Do this: Filter these entries, keeping only lines that hold the word "diagram".

## start Given data

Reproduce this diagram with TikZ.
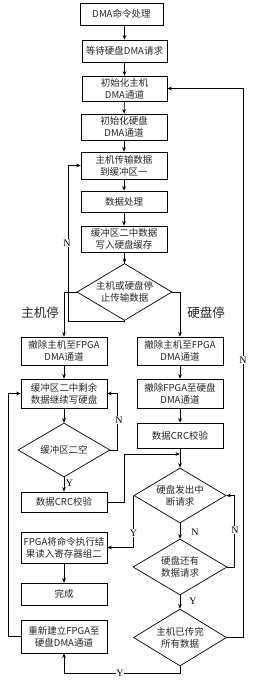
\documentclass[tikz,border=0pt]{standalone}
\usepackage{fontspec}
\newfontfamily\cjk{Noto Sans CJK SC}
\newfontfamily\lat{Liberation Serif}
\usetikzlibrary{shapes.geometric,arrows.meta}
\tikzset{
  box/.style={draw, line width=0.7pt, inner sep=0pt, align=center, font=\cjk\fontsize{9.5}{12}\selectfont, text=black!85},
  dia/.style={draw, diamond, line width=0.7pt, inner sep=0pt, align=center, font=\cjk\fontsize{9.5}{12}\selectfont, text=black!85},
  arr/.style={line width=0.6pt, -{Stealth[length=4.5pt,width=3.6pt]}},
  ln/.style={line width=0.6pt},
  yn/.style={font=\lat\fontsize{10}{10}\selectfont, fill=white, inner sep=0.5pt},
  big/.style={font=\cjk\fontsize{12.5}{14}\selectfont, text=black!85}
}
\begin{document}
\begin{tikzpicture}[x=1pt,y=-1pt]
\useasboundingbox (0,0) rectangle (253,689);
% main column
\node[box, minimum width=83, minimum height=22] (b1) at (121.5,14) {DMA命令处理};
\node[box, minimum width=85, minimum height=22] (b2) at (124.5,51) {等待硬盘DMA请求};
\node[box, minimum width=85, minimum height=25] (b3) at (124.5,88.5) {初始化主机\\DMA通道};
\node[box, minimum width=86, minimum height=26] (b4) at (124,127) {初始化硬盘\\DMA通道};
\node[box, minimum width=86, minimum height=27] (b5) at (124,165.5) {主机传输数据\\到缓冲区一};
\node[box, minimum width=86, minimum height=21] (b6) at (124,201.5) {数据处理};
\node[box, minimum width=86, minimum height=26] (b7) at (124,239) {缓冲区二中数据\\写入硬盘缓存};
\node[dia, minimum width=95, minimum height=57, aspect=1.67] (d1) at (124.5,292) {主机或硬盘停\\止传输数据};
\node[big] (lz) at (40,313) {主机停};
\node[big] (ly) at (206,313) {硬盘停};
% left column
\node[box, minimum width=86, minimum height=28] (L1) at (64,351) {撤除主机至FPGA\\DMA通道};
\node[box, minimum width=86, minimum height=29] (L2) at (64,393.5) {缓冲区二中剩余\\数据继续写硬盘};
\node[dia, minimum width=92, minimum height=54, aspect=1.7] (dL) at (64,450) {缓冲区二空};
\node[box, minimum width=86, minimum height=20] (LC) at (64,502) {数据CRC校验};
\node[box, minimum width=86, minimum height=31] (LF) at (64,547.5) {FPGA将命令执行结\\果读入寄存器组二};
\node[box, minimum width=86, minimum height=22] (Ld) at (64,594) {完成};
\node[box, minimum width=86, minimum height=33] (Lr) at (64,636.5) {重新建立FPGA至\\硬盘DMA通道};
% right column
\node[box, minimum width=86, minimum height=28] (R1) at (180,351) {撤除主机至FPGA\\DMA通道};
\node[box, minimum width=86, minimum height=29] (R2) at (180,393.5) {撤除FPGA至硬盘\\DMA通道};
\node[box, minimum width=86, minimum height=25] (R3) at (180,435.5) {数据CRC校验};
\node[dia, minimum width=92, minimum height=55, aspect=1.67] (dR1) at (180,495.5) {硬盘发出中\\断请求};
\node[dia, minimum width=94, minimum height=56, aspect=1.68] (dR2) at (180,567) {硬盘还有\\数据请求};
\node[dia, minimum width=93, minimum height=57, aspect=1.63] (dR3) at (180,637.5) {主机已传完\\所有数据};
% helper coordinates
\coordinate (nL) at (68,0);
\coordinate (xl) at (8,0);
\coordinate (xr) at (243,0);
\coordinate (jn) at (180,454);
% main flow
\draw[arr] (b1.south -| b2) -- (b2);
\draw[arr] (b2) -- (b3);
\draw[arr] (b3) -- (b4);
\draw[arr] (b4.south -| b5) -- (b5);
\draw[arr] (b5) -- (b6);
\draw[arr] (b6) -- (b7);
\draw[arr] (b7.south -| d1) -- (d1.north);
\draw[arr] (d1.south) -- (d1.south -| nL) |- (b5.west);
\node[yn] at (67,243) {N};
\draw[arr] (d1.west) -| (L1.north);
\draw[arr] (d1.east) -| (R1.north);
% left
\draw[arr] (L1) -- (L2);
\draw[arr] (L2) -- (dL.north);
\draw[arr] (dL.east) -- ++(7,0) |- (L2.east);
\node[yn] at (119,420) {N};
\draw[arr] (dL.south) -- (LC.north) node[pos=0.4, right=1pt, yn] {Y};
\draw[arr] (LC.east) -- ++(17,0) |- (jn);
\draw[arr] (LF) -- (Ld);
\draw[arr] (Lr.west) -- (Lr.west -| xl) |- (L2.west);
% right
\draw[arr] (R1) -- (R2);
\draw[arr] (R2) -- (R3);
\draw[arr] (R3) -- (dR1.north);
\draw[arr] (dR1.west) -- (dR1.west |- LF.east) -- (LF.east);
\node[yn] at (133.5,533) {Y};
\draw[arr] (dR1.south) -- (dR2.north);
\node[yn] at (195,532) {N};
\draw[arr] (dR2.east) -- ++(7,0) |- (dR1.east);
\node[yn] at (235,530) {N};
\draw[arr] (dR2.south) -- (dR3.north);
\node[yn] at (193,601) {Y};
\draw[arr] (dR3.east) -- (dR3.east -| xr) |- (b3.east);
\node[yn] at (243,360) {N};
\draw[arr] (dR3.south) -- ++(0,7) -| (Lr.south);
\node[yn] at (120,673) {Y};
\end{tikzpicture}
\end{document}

## end Given data
## start Given data

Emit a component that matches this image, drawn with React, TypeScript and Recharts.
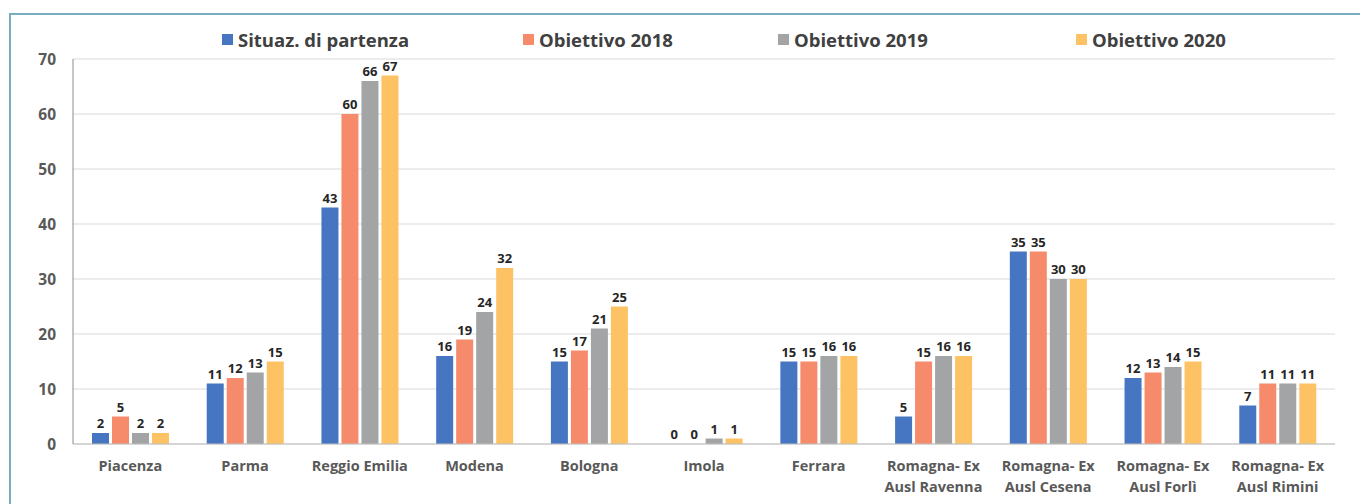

## end Given data
## start Given data

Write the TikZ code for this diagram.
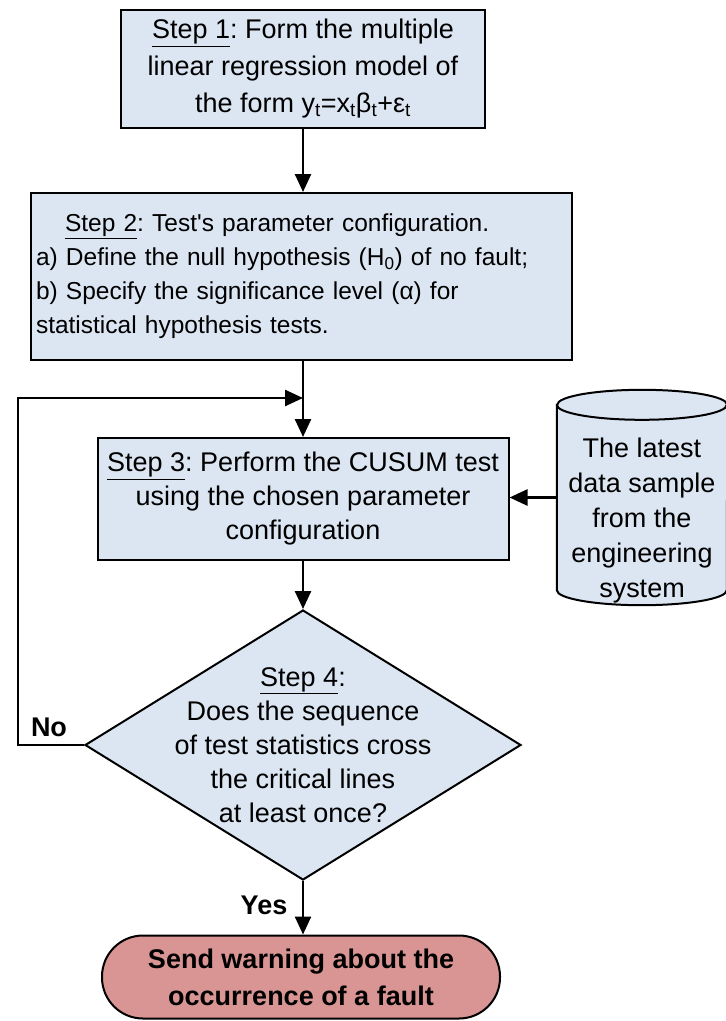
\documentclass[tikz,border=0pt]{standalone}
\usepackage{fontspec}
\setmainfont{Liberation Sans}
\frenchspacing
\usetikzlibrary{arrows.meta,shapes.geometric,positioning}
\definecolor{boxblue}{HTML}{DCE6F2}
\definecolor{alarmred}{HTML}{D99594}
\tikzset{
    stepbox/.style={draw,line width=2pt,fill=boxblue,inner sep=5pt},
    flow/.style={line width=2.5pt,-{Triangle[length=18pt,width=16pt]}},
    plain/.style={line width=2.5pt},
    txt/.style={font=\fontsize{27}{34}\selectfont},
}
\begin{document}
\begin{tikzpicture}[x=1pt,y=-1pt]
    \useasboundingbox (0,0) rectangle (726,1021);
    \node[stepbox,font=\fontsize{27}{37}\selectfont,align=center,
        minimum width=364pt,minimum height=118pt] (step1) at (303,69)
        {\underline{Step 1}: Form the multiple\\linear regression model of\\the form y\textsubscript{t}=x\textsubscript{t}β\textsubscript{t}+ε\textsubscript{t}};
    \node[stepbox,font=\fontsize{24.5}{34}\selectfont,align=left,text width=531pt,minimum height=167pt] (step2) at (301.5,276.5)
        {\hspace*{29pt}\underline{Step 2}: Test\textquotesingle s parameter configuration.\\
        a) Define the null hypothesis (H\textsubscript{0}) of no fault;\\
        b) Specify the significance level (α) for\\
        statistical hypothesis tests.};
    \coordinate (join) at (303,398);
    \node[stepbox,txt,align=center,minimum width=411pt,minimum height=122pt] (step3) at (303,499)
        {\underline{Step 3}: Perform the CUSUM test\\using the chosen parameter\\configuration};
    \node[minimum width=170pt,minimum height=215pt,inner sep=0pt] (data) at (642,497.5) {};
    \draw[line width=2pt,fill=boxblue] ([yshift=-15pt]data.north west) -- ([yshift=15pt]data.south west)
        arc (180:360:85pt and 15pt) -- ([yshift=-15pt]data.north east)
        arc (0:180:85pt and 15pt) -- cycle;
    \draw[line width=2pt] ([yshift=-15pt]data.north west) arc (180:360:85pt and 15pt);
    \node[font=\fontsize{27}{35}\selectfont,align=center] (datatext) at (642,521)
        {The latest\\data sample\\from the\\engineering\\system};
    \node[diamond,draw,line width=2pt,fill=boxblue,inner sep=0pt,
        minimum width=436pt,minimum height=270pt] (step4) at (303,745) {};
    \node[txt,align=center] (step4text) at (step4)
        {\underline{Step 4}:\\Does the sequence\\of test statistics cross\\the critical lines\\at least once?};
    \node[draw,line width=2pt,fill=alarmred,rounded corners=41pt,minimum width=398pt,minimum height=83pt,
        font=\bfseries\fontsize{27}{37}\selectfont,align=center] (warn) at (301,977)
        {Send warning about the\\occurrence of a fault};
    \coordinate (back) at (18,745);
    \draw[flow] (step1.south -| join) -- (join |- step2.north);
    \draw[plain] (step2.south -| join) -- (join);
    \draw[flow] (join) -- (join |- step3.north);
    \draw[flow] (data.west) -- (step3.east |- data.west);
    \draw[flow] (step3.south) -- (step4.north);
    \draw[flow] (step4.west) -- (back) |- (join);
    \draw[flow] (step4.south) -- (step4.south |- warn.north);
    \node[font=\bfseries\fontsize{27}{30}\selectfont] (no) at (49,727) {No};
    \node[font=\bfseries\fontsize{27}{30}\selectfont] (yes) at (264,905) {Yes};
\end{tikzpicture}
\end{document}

## end Given data

Task output:
Reproduce this diagram with TikZ.
Write the TikZ code for this diagram.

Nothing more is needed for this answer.